Apparently “neither left nor right” means Edi Rama, and Edi Rama, as is clear from the website, means the Socialist Party, which lent its electoral slogan to this extra-legal platform designed for “everyone.”

As I have argued before, these initiatives, presented earlier also by Minister of Interior Affairs and former communist investigator Fatmir Xhafaj, severely undermine the rule of law in Albania.

Like in any other country, there are official complaints procedures and institutions, such as the National Ombudsman, that are mandated by the Constitution to take care of them. This guarantees the independence of the investigation and the protection of the complaining citizen. These procedures may not be optimal, the may be slow, but at least they offer basic legal safeguards.

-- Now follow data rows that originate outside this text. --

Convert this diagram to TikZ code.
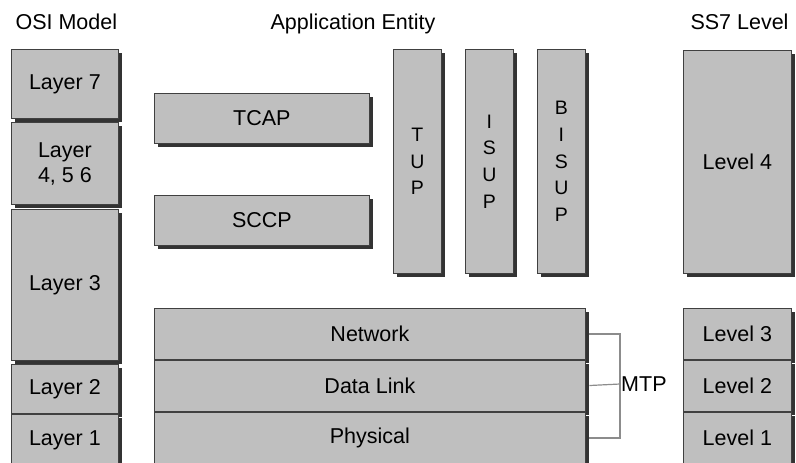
\documentclass[tikz,border=0pt]{standalone}
\usepackage{fontspec}
\setmainfont{Liberation Sans}
\usetikzlibrary{positioning,shadows}

\begin{document}
\begin{tikzpicture}[x=1pt, y=-1pt, every node/.style={font=\fontsize{21.5}{25}\selectfont},
    box/.style={rectangle, draw=black!75, fill=black!25, line width=0.8pt, anchor=north west, inner sep=0pt,
      drop shadow={shadow xshift=3.5pt, shadow yshift=-3.5pt, fill=black!80, opacity=1}},
    layer/.style={box, minimum width=107, align=center},
    level/.style={box, minimum width=108},
    upart/.style={box, minimum width=48, minimum height=224, align=center, font=\fontsize{19.5}{26.7}\selectfont},
    mtpbox/.style={box, minimum width=431},
    title/.style={anchor=base west},
    bracket/.style={draw=black!45, line width=1.2pt, shorten <=3.5pt, shorten >=3.5pt}]
    \useasboundingbox (0,0) rectangle (796,463);
    \node[title] (osititle) at (12,30) {OSI Model};
    \node[title] (apptitle) at (267,30) {Application Entity};
    \node[title] (ss7title) at (687,30) {SS7 Level};
    \node[layer, minimum height=69] (layer7) at (11,49) {Layer 7};
    \node[layer, minimum height=82, below=3.5pt of layer7] (layer456) {Layer\\4, 5 6};
    \node[layer, minimum height=151.5, below=3.5pt of layer456] (layer3) {Layer 3};
    \node[layer, minimum height=48.5, below=3.5pt of layer3] (layer2) {Layer 2};
    \node[layer, minimum height=52, below=0pt of layer2] (layer1) {Layer 1};
    \node[box, minimum width=215, minimum height=50] (tcap) at (154,93) {TCAP};
    \node[box, minimum width=215, minimum height=50] (sccp) at (154,195) {SCCP};
    \node[upart] (tup) at (393,49) {T\\U\\P};
    \node[upart] (isup) at (465,49) {I\\S\\U\\P};
    \node[upart] (bisup) at (537,49) {B\\I\\S\\U\\P};
    \node[mtpbox, minimum height=51] (net) at (154,308) {Network};
    \node[mtpbox, minimum height=51, below=0pt of net] (link) {Data Link};
    \node[mtpbox, minimum height=52, below=0pt of link] (phys) {Physical};
    \node[level, minimum height=223] (level4) at (683,50) {Level 4};
    \node[level, minimum height=51] (level3) at (683,308) {Level 3};
    \node[level, minimum height=51, below=0pt of level3] (level2) {Level 2};
    \node[level, minimum height=52, below=0pt of level2] (level1) {Level 1};
    \node[anchor=west, inner sep=1pt] (mtp) at (620,384) {MTP};
    \draw[bracket] (net.east) -| (mtp.west) |- (phys.east);
    \draw[bracket, shorten >=0pt] (link.east) -- (mtp.west);
\end{tikzpicture}
\end{document}
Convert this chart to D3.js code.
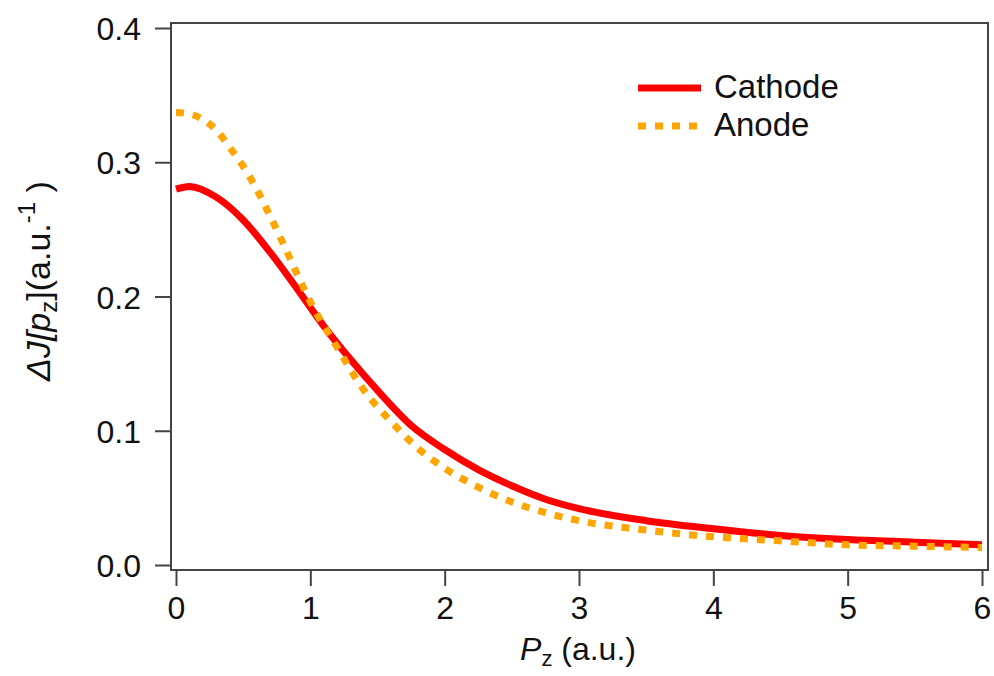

Another of such Constitutionally mandated platforms for discussion is called Parliament. Deputies are chosen by region and paid to represent the interests and wishes of their voters. They are the ones that should “discuss reforms and important measures” on behalf of the less informed citizens. They are the ones who are paid to pay attention to “political issues” on a daily basis.

The platform launched by Prime Minister Rama, on the contrary, is without any legal framework, without any safeguard for those who complain or denounce corruption, without any transparency of who is behind this initiative, without any regulation or procedure, without archive or paper trail, without transparency or debate. Its vagueness only serves one purpose: the arbitrariness and whim of the Prime Minister.

So let us make a first denunciation. The website “Albania That We Love” is an obvious attempt to corrupt the Albanian population, to establish a clientelist relationship that doesn’t rest on the Albanian legal code but on the HTML code of yet another web-based interactive initiative destined to fail miserably. I mean, does anyone remember StopKorrupsionit.al?

“For the Albania That We Love” creates – yet again – the false hope that any Albanian citizen could have a direct influence “up there.” Rather than truly establish the conditions in which deputies would be representative of the “ordinary people,” it sets the stage for yet another collective disillusionment.